■ SOURCE DATA
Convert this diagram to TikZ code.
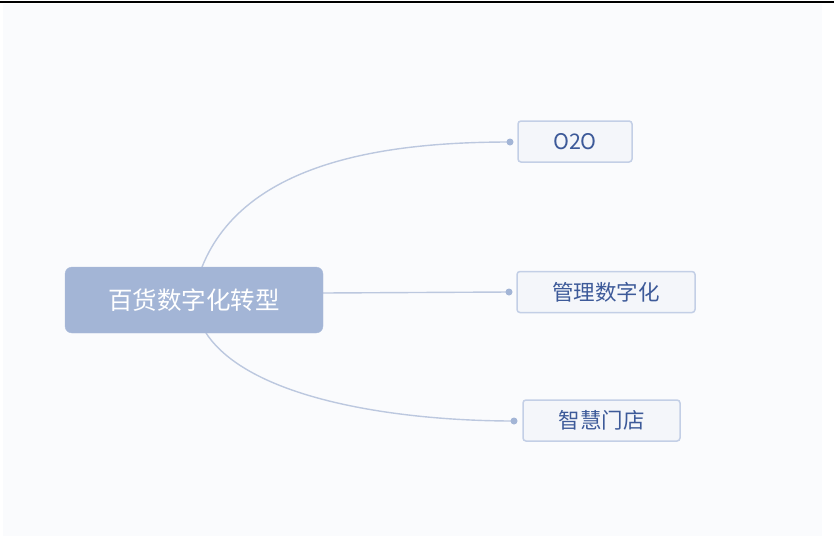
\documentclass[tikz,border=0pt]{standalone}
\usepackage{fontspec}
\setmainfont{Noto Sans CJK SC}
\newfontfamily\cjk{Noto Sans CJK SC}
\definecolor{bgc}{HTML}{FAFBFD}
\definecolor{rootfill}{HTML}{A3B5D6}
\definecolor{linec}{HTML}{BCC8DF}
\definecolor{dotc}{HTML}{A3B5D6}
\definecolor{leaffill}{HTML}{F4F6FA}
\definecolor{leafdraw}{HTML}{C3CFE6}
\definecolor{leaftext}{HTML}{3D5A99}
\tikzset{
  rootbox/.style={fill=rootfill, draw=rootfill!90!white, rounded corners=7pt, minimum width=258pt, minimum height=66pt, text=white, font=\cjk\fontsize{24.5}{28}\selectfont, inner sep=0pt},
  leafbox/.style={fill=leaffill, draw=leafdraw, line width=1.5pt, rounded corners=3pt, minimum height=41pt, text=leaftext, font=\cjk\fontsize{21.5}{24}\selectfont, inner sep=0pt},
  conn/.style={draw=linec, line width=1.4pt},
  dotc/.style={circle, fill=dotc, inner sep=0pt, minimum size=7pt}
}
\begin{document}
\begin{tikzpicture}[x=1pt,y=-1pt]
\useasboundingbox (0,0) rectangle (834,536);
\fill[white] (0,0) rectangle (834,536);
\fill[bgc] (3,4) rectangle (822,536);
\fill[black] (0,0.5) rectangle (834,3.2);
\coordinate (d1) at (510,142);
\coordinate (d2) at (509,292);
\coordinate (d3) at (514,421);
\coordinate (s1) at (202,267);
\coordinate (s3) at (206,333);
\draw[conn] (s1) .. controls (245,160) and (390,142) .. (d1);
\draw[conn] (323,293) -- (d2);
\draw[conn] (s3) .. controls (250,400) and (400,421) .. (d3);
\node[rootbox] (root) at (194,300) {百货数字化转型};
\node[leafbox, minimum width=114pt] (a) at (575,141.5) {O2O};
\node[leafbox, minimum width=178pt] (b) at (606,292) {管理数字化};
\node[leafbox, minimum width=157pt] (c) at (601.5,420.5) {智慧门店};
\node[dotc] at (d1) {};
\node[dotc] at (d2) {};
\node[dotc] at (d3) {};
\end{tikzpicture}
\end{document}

■ REQUIRED WORK
Write out the listing above again, exactly, but with no pictures in the copy.

■ RIGHT ANSWER
Convert this diagram to TikZ code.
\documentclass[tikz,border=0pt]{standalone}
\usepackage{fontspec}
\setmainfont{Noto Sans CJK SC}
\newfontfamily\cjk{Noto Sans CJK SC}
\definecolor{bgc}{HTML}{FAFBFD}
\definecolor{rootfill}{HTML}{A3B5D6}
\definecolor{linec}{HTML}{BCC8DF}
\definecolor{dotc}{HTML}{A3B5D6}
\definecolor{leaffill}{HTML}{F4F6FA}
\definecolor{leafdraw}{HTML}{C3CFE6}
\definecolor{leaftext}{HTML}{3D5A99}
\tikzset{
  rootbox/.style={fill=rootfill, draw=rootfill!90!white, rounded corners=7pt, minimum width=258pt, minimum height=66pt, text=white, font=\cjk\fontsize{24.5}{28}\selectfont, inner sep=0pt},
  leafbox/.style={fill=leaffill, draw=leafdraw, line width=1.5pt, rounded corners=3pt, minimum height=41pt, text=leaftext, font=\cjk\fontsize{21.5}{24}\selectfont, inner sep=0pt},
  conn/.style={draw=linec, line width=1.4pt},
  dotc/.style={circle, fill=dotc, inner sep=0pt, minimum size=7pt}
}
\begin{document}
\begin{tikzpicture}[x=1pt,y=-1pt]
\useasboundingbox (0,0) rectangle (834,536);
\fill[white] (0,0) rectangle (834,536);
\fill[bgc] (3,4) rectangle (822,536);
\fill[black] (0,0.5) rectangle (834,3.2);
\coordinate (d1) at (510,142);
\coordinate (d2) at (509,292);
\coordinate (d3) at (514,421);
\coordinate (s1) at (202,267);
\coordinate (s3) at (206,333);
\draw[conn] (s1) .. controls (245,160) and (390,142) .. (d1);
\draw[conn] (323,293) -- (d2);
\draw[conn] (s3) .. controls (250,400) and (400,421) .. (d3);
\node[rootbox] (root) at (194,300) {百货数字化转型};
\node[leafbox, minimum width=114pt] (a) at (575,141.5) {O2O};
\node[leafbox, minimum width=178pt] (b) at (606,292) {管理数字化};
\node[leafbox, minimum width=157pt] (c) at (601.5,420.5) {智慧门店};
\node[dotc] at (d1) {};
\node[dotc] at (d2) {};
\node[dotc] at (d3) {};
\end{tikzpicture}
\end{document}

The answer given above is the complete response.